Grâce à de nombreuses caméras de surveillance, elle indique l’état de saturation des parkings, les horaires des transports, les problèmes de sécurité ou mesure la qualité de l’air. Pour y accéder, il suffit de toucher l’un des 250 écrans numériques placés dans un lieu public (cabines téléphoniques, arrêts de bus, de trains…), ou de consulter un smartphone ou une tablette. Ce geste devient d’autant plus facile que la municipalité a entamé la construction l’an passé du plus grand réseau urbain de wi-fi du pays. Les 11 000 cabines téléphoniques de la cité vont devenir des points d’accès wi-fi et aider à terme à réduire la « fracture numérique ». L’électricité est également l’objet de toutes les attentions. C’est la raison pour laquelle la régie Con Edison travaille à créer un réseau intelligent pour que les consommateurs puissent mieux contrôler leur consommation.
Un chantier immobilier à 20 milliards de dollars
Combattre la violence s’avère tout autant un enjeu de taille pour le futur. Dans cette optique, la municipalité a lancé un programme pilote de deux ans qui, grâce aux micros placés sur les toits de certains quartiers chauds, alerte la police en temps réel dès qu’un coup de feu est tiré.

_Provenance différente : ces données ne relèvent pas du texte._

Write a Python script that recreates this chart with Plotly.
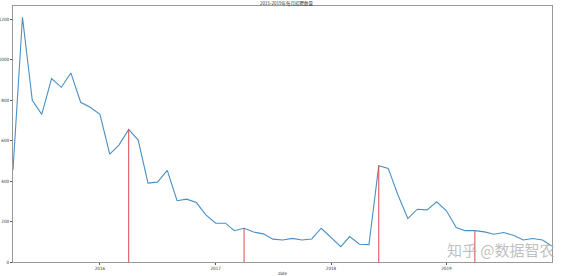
import pandas as pd
import plotly.graph_objects as go

months = pd.date_range("2015-04-01", "2019-12-01", freq="MS")
counts = [455, 1210, 800, 730, 907, 864, 935, 790, 765, 730,
          534, 578, 656, 603, 390, 395, 453, 303, 311, 294,
          233, 192, 192, 155, 167, 148, 139, 113, 109, 117,
          109, 114, 167, 122, 76, 126, 88, 86, 476, 463,
          330, 215, 261, 258, 298, 253, 170, 155, 155, 149,
          137, 146, 132, 109, 116, 109, 79]
marked = ["2016-04-01", "2017-04-01", "2018-06-01", "2019-04-01"]
year_ticks = ["2016-01-01", "2017-01-01", "2018-01-01", "2019-01-01"]
year_labels = ["2016", "2017", "2018", "2019"]
y_ticks = [0, 200, 400, 600, 800, 1000, 1200]
title = "2015-2019年每月招聘数量"

series = pd.Series(counts, index=months)

fig = go.Figure()
fig.add_trace(go.Scatter(x=months, y=counts, mode="lines",
                         line=dict(color="#4a90c4", width=1.1),
                         showlegend=False, hoverinfo="skip"))
for d in marked:
    v = series[pd.Timestamp(d)]
    fig.add_trace(go.Scatter(x=[d, d], y=[0, v], mode="lines",
                             line=dict(color="#e04848", width=1),
                             showlegend=False, hoverinfo="skip"))

axis_font = dict(family="Liberation Sans Narrow, DejaVu Sans Condensed", size=4.5, color="#333")
fig.update_layout(
    width=573, height=276,
    margin=dict(l=13, r=21, t=6, b=14),
    paper_bgcolor="white", plot_bgcolor="white",
    title=dict(text=title, x=0.5, xanchor="center", y=0.993, yanchor="top",
               font=dict(family="Noto Sans CJK SC", size=4.5, color="#333")),
    xaxis=dict(range=["2015-04-01", "2019-12-01"], type="date",
               tickvals=year_ticks, ticktext=year_labels,
               ticks="outside", ticklen=2, tickcolor="#555",
               showgrid=False, zeroline=False, automargin=False,
               showline=True, linecolor="#999", linewidth=1, mirror=True,
               tickfont=axis_font,
               title=dict(text="date", font=axis_font, standoff=1)),
    yaxis=dict(range=[0, 1266], tickvals=y_ticks,
               ticks="outside", ticklen=2, tickcolor="#555",
               showgrid=False, zeroline=False, automargin=False,
               showline=True, linecolor="#999", linewidth=1, mirror=True,
               tickfont=axis_font),
)
fig.add_annotation(text="知乎 @数据智农", xref="paper", yref="paper",
                   x=1.01, y=0.0, xanchor="right", yanchor="bottom",
                   showarrow=False,
                   font=dict(family="Noto Sans CJK SC", size=15,
                             color="rgba(170,170,170,0.75)"))
fig.write_html("out.html")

Si des mesures écologiques, notamment avec le vaste programme CityBike (l’équivalent du Vélib’) ou le réaménagement de certains quartiers engorgés et pollués, sont un acquis, c’est sans doute dans le domaine de l’immobilier que l’ambition la plus innovante se fait jour. Le Hudson Yards Project, estimé à 20 milliards de dollars, est le plus grand chantier privé de l’histoire des États-Unis et le plus important de New York depuis la construction du centre Rockefeller. Cet espace à la fois commercial et résidentiel qui s’étend sur douze hectares, entre les 30e et 34er ues, se veut un exemple en matière de développement durable. Grâce à des ajouts intelligents (loupe en fibres, milliers de capteurs posés sur les bâtiments, satellites sur les toits…), des données sur la circulation automobile, le flot des piétons, la qualité de l’air et l’énergie seront collectées et analysées. À terme, elles permettront, par exemple, aux éclairages de s’éteindre automatiquement dès que les occupants quittent la pièce, et à la lumière artificielle de s’ajuster d’elle-même à la naturelle. Ou encore à des moteurs d’ascenseurs de capter l’énergie au moment du freinage afin ensuite de la réintroduire dans le système électrique de l’immeuble. Sans parler des innovations qui vont donner la possibilité à un bâtiment avec un surplus d’électricité d’en envoyer à un autre qui en manque. Ou des nombreux dispositifs concernant la régulation de températures et la réduction des déchets.
Cet ensemble aussi prestigieux qu’intelligent ne sera cependant accessible qu’aux plus aisés. Si la municipalité veut en faire un véritable modèle pour l’avenir, cela aura un coût. Et reste à savoir qui pourra le supporter.